After seeing Kate to sleep, the doctor watches over her and sees her attacked by the monster but can't get his adrenaline pump to work. He goes to sleep as well, knowing the monster will come after him over Kate. Once he falls asleep, Kate is temporarily left alone and has a dream-within-a-dream sequence where she meets her sister. Her sister, Beth, begins to prey on her fears of being a bad sister, and the reason she's dead. Kate realizes Beth would not be saying the things she's saying, and attacks Beth, knowing it's really the Hag. She stabs the hag, then finds herself back in her 'real' body being choked by the Hag. She breaks her paralysis, and attacks the hag, strangling it (apparently) to death.

In the next scene, Kate is vlogging about her experiences and telling her audience that Evan has awoken, and her paralysis has come back, but that the Hag has not reappeared. She also promises her audience that she will not stop until she comes up with a permanent solution for everyone.

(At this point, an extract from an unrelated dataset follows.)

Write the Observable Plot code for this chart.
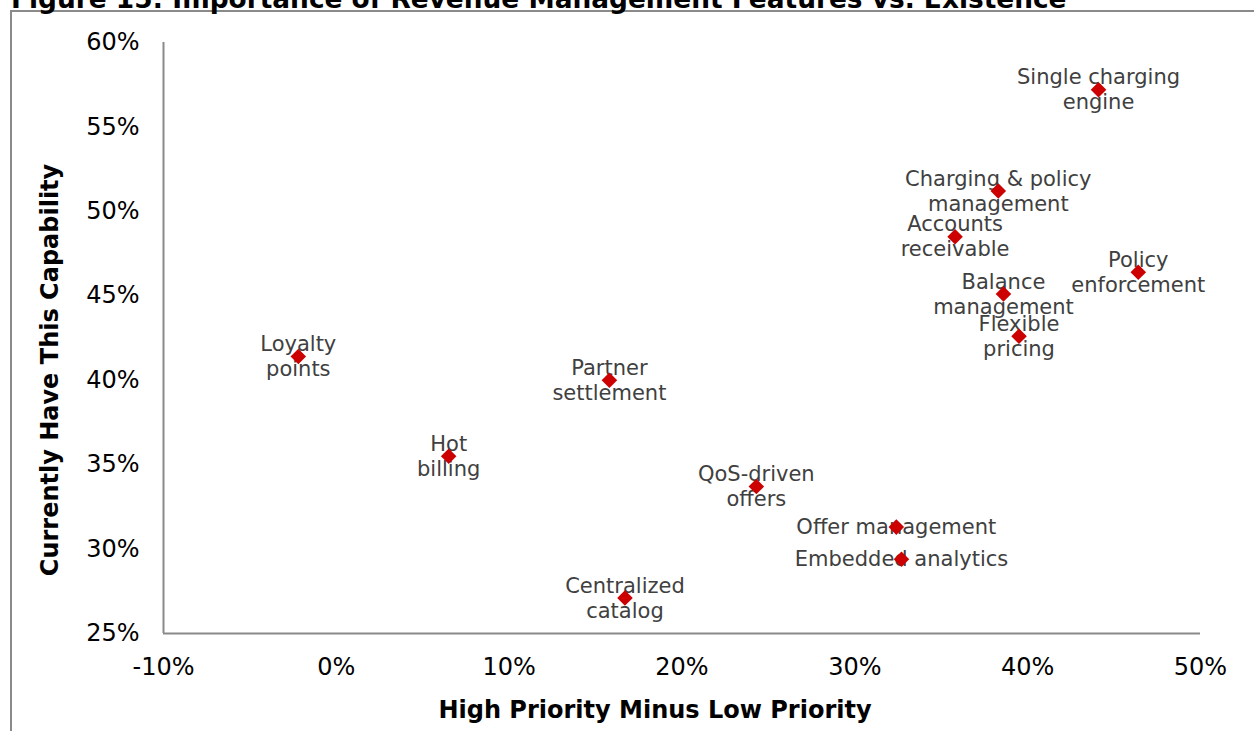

In the final scene, Dr. Sykes is seen asleep and wakes up to see the hag appearing over the end of her bed and proceeds to attack her, with the screen fading to black.

== Cast ==

- Jocelin Donahue as Beth/Kate Bowman
- Jesse Bradford as Evan
- Jesse Borrego as Dr. Hassan Davies
- Lori Petty as Dr. Sykes
- James Eckhouse as Mr. Bowman
- Mona Lee Fultz as Mrs. Bowman
- Brea Grant as Linda Noble
- AJ Gutierrez as Darryl Noble
- Billy Blair as Mr. Pang
- Liz Mikel as Nurse
- Jeffrey Reddick as Anthony
- Natali Jones as The Night Hag

== Release ==
The film premiered at Shriekfest on October 8, 2016.

==Reception==
Dead Awake received negative reviews from critics. Review aggregation website Rotten Tomatoes gives the film an approval rating of 13%, based on 8 reviews, with no critics' consensus listed. On Metacritic, the film has no aggregate score, but the three reviews listed are unanimously negative. IMDB shows an average rating of 4.6 out of 10 with more than 2400 ratings.